Yes, we are testing configurations with one NIC per NUMA domain. Such configurations are the motivation for this patchset.

At least in our workload, the webserver marks sendfile() requests with SF_NOCACHE when it is serving an "unpopular" file. Eg, files that the data science folks do not anticipate will be streamed again in the near future. Hence it is unlikely that the same file will be bouncing between domains. I was slightly worried about this bouncing effect, and that's why I re-measured things.

The results that I have for UPI cross-domain traffic as reported by Intel's PCM.x as "QPI data traffic/Memory controller traffic" are below.. The system where I'm taking these numbers is a dual-socket Xeon Silver 4216, with 4 NVME and 1 100GbE NIC on each domain, serving 100% TLS encrypted traffic at 180-190Gb/s. This machine is running my entire patch stack, as well as some things from Jeff (UMA cross domain free support).
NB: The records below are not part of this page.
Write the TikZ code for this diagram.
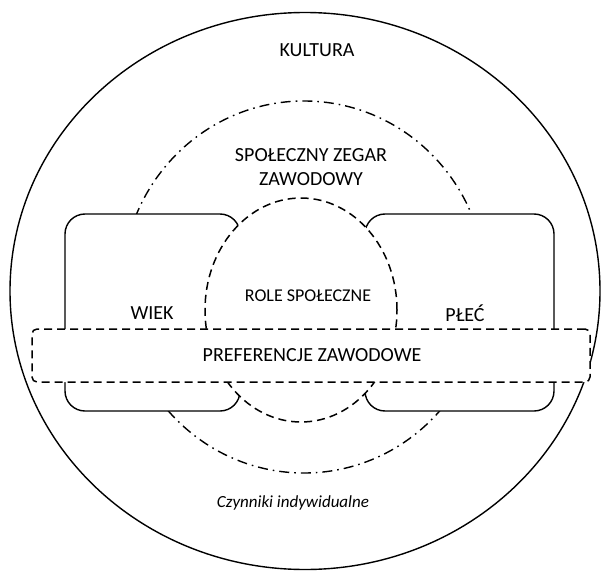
\documentclass[tikz,border=0pt]{standalone}
\usepackage{fontspec}
\setmainfont{Carlito}
\usetikzlibrary{shapes.geometric}
\begin{document}
\begin{tikzpicture}[x=1pt,y=-1pt,
  solidline/.style={draw=black,line width=1.4pt},
  dashdotline/.style={draw=black,line width=1.4pt,dash pattern=on 10pt off 5pt on 1.6pt off 5pt},
  dashline/.style={draw=black,line width=1.5pt,dash pattern=on 8pt off 5pt},
  lbl/.style={font=\fontsize{20}{23.5}\selectfont,align=center,inner sep=0pt},
  slbl/.style={font=\fontsize{18}{22}\selectfont,align=center,inner sep=0pt},
  ilbl/.style={font=\fontsize{17}{20}\selectfont\itshape,inner sep=0pt}]
\useasboundingbox (0,0) rectangle (604,572);
\node[solidline,ellipse,inner sep=0pt,minimum width=590pt,minimum height=557pt] (kultura) at (305,291) {};
\node[dashdotline,ellipse,inner sep=0pt,minimum width=364pt,minimum height=372pt] (zegar) at (304,287) {};
\node[solidline,fill=white,rectangle,rounded corners=20pt,inner sep=0pt,minimum width=175pt,minimum height=197pt] (wiekbox) at (152.5,312.5) {};
\node[solidline,fill=white,rectangle,rounded corners=20pt,inner sep=0pt,minimum width=189pt,minimum height=197pt] (plecbox) at (459.5,312.5) {};
\node[dashline,fill=white,ellipse,inner sep=0pt,minimum width=192pt,minimum height=224pt] (role) at (301,310) {};
\node[dashline,fill=white,rectangle,rounded corners=5pt,inner sep=0pt,minimum width=558pt,minimum height=53pt] (pref) at (311,355.5) {};
\node[lbl] (tkultura) at (317,50) {KULTURA};
\node[lbl] (tzegar) at (311,167) {SPOŁECZNY ZEGAR\\ZAWODOWY};
\node[slbl] (trole) at (308,296) {ROLE SPOŁECZNE};
\node[lbl] (twiek) at (152,313) {WIEK};
\node[lbl] (tplec) at (465,313) {PŁEĆ};
\node[lbl] (tpref) at (312,355) {PREFERENCJE ZAWODOWE};
\node[ilbl] (tczyn) at (293,503) {Czynniki indywidualne};
\end{tikzpicture}
\end{document}
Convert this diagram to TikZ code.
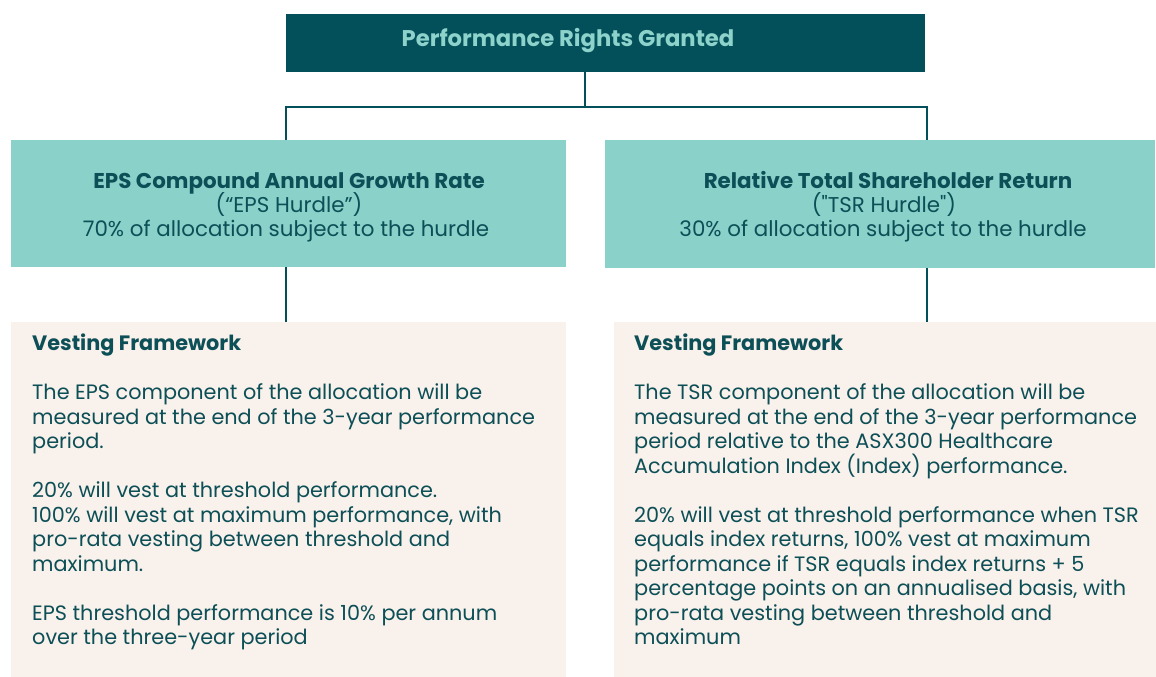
\documentclass[tikz,border=0pt]{standalone}
\usepackage{fontspec}
\setmainfont{Poppins}[Ligatures=TeXOff]
\definecolor{darkteal}{HTML}{03505A}
\definecolor{lightteal}{HTML}{8AD1CA}
\definecolor{titletxt}{HTML}{8DD3CB}
\definecolor{cream}{HTML}{F9F1EB}
\definecolor{inktxt}{HTML}{0D4F57}
\tikzset{
  box/.style={rectangle, draw=none, inner sep=0pt, anchor=center},
  conn/.style={draw=darkteal, line width=2.6pt},
  bodyline/.style={anchor=base west, inner sep=0pt, text=inktxt, font=\fontsize{20.8}{24}\selectfont},
  headline/.style={anchor=base, inner sep=0pt, text=inktxt, font=\fontsize{21.4}{24}\selectfont},
}
\begin{document}
\begin{tikzpicture}[x=1pt,y=-1pt]
\useasboundingbox (0,0) rectangle (1156,677);
% boxes
\node[box, fill=darkteal, minimum width=639pt, minimum height=58pt] (top) at (605.5,43) {};
\node[box, fill=lightteal, minimum width=555pt, minimum height=127pt] (eps) at (288.5,203.5) {};
\node[box, fill=lightteal, minimum width=550pt, minimum height=128pt] (tsr) at (880,204) {};
\node[box, fill=cream, minimum width=555pt, minimum height=355pt] (epsv) at (288.5,499.5) {};
\node[box, fill=cream, minimum width=542pt, minimum height=355pt] (tsrv) at (885,499.5) {};
% junctions
\coordinate (j) at (585,107);
\coordinate (jl) at (286,107);
\coordinate (jr) at (927,107);
\draw[conn] (top.south -| j) -- (j);
\draw[conn] (eps.north -| jl) -- (jl) -- (jr) -- (tsr.north -| jr);
\draw[conn] (eps.south -| jl) -- (epsv.north -| jl);
\draw[conn] (tsr.south -| jr) -- (tsrv.north -| jr);
% title
\node[anchor=base, inner sep=0pt, text=titletxt, font=\fontsize{22.7}{24}\selectfont\bfseries] (ttl) at (568,47) {Performance Rights Granted};
% EPS header
\node[headline, font=\fontsize{21.4}{24}\selectfont\bfseries] (e1) at (289,188) {EPS Compound Annual Growth Rate};
\node[headline] (e2) at (289,212) {(“EPS Hurdle”)};
\node[headline] (e3) at (286,236) {70\% of allocation subject to the hurdle};
% TSR header
\node[headline, font=\fontsize{21.4}{24}\selectfont\bfseries] (t1) at (888,188) {Relative Total Shareholder Return};
\node[headline] (t2) at (884,212) {("TSR Hurdle")};
\node[headline] (t3) at (883,236) {30\% of allocation subject to the hurdle};
% EPS body
\node[bodyline, font=\fontsize{20.8}{24}\selectfont\bfseries] (ev) at (32,350) {Vesting Framework};
\foreach \t/\yy [count=\i] in {
  {The EPS component of the allocation will be}/399.5,
  {measured at the end of the 3-year performance}/424,
  {period.}/448.5,
  {20\% will vest at threshold performance.}/497.5,
  {100\% will vest at maximum performance, with}/522,
  {pro-rata vesting between threshold and}/546.5,
  {maximum.}/571,
  {EPS threshold performance is 10\% per annum}/620,
  {over the three-year period}/644.5}
  \node[bodyline] (el\i) at (32,\yy) {\t};
% TSR body
\node[bodyline, font=\fontsize{20.8}{24}\selectfont\bfseries] (tv) at (634,350) {Vesting Framework};
\foreach \t/\yy [count=\i] in {
  {The TSR component of the allocation will be}/399.5,
  {measured at the end of the 3-year performance}/424,
  {period relative to the ASX300 Healthcare}/448.5,
  {Accumulation Index (Index) performance.}/473,
  {20\% will vest at threshold performance when TSR}/522,
  {equals index returns, 100\% vest at maximum}/546.5,
  {performance if TSR equals index returns + 5}/571,
  {percentage points on an annualised basis, with}/595.5,
  {pro-rata vesting between threshold and}/620,
  {maximum}/644.5}
  \node[bodyline] (tl\i) at (634,\yy) {\t};
\end{tikzpicture}
\end{document}
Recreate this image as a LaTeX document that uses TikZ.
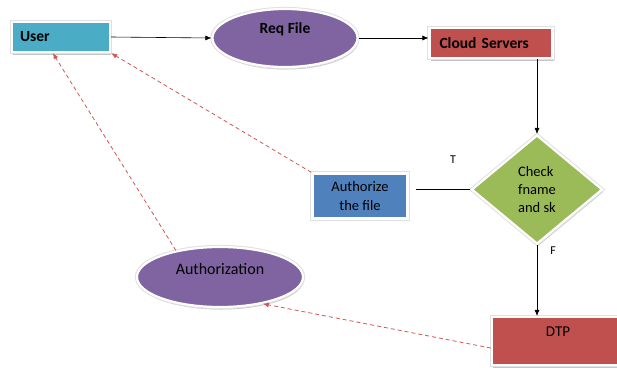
\documentclass[tikz,border=0pt]{standalone}
\usepackage{fontspec}
\setmainfont{Carlito}
\usetikzlibrary{shapes.geometric,shadows,arrows.meta}

\definecolor{tealfill}{HTML}{4BACC6}
\definecolor{purplefill}{HTML}{8064A2}
\definecolor{redfill}{HTML}{C0504D}
\definecolor{bluefill}{HTML}{4F81BD}
\definecolor{greenfill}{HTML}{9BBB59}
\definecolor{dashred}{RGB}{205,90,85}

\begin{document}
\begin{tikzpicture}[x=1pt,y=-1pt,
  shapebase/.style={draw=white, line width=2.2pt, inner sep=0pt,
    drop shadow={shadow xshift=1pt, shadow yshift=-2.5pt, fill=black!45, opacity=.5},
    preaction={draw=black!12, line width=4.2pt},
    font=\fontsize{14.5}{18.5}\selectfont},
  boxnode/.style={shapebase, rectangle},
  ovalnode/.style={shapebase, ellipse},
  boldtext/.style={font=\fontsize{15.5}{18}\selectfont\bfseries},
  flow/.style={line width=0.6pt, -{Latex[length=6pt,width=5pt]}},
  backflow/.style={draw=dashred, line width=0.8pt, dash pattern=on 4pt off 3pt,
    -{Latex[length=6pt,width=5pt]}},
  letter/.style={font=\fontsize{12}{14}\selectfont}]

\clip (0,0) rectangle (617,367);
\fill[white] (0,0) rectangle (617,367);

% main request path
\node[boxnode, boldtext, fill=tealfill, minimum width=98pt, minimum height=30pt,
      text width=82pt, align=left] (user) at (61,37) {User};
\node[ovalnode, boldtext, fill=purplefill, minimum width=145pt, minimum height=58pt,
      text height=11pt, text depth=19.2pt] (req) at (285,38) {Req File};
\node[boxnode, boldtext, fill=redfill, minimum width=123pt, minimum height=30pt,
      text width=103pt, align=left] (cloud) at (491,43) {Cloud Servers};

% decision and its outcomes
\node[shapebase, diamond, fill=greenfill, minimum width=131pt, minimum height=109pt,
      align=left, font=\fontsize{14.5}{18}\selectfont] (dia) at (537,189.5) {Check\\fname\\and sk};
\node[boxnode, fill=bluefill, minimum width=95pt, minimum height=45pt,
      align=center] (authf) at (360,196) {Authorize\\the file};
\node[boxnode, fill=redfill, minimum width=132pt, minimum height=48pt,
      font=\fontsize{15}{18}\selectfont,
      text height=11pt, text depth=19.6pt] (dtp) at (558,341) {DTP};
\node[ovalnode, fill=purplefill, minimum width=166pt, minimum height=60pt,
      font=\fontsize{16}{18}\selectfont,
      text height=11pt, text depth=17pt] (authz) at (220,277) {Authorization};

\node[letter] (tlab) at (453,160) {T};
\node[letter] (flab) at (553,251) {F};

% solid connectors
\draw[flow] (user.east) -- (req.west);
\draw[flow] (req.east) -- (req.east -| cloud.west);
\draw[flow] (cloud.south -| dia.north) -- (dia.north);
\draw[line width=0.6pt, shorten <=7pt] (authf.east |- dia.west) -- (dia.west);
\draw[flow] (dia.south) -- (dtp.north -| dia.south);

% dashed return paths
\draw[backflow] (dtp.186) -- (authz.-32);
\draw[backflow] (authz.149) -- (user.243);
\draw[backflow] (authf.north west) -- (user.south east);
\end{tikzpicture}
\end{document}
13%: Original patch (hand plumbed patch to vm_page_alloc_domain_after(), not touching object domain preference): 13%
21%+: Patch as of early yesterday (set domain preference on object only when it is not currently set). Note that the cross-domain traffic seemed to be climbing.
13%: This patch

I think that there is a better approach than what you are attempting here. Once you have the patch that you describe as "My patch to alter the behavior of SO_REUSEPORT_LB listen sockets ...", the thread executing sendfile(2) will be running on the same domain as the socket. Recall Kostik's first comment, "Vm objects can have domain policies assigned, and object policy trumps a thread policy, if present." In other words, if you don't define an object policy, the page allocations will be governed by the thread's policy. A thread policy that says allocate from the local domain should achieve your desired outcome.

In D20062#432787, @alc wrote:

I think that there is a better approach than what you are attempting here. Once you have the patch that you describe as "My patch to alter the behavior of SO_REUSEPORT_LB listen sockets ...", the thread executing sendfile(2) will be running on the same domain as the socket. Recall Kostik's first comment, "Vm objects can have domain policies assigned, and object policy trumps a thread policy, if present." In other words, if you don't define an object policy, the page allocations will be governed by the thread's policy. A thread policy that says allocate from the local domain should achieve your desired outcome.

Brilliant. I feel so silly.

I had not put the thread affinity together, as the SO_REUSEPORT_LB change I made is quite recent, and I've had the sendfile() patch for nearly a year. Thank you so much for the insight, and sorry for the waste of time.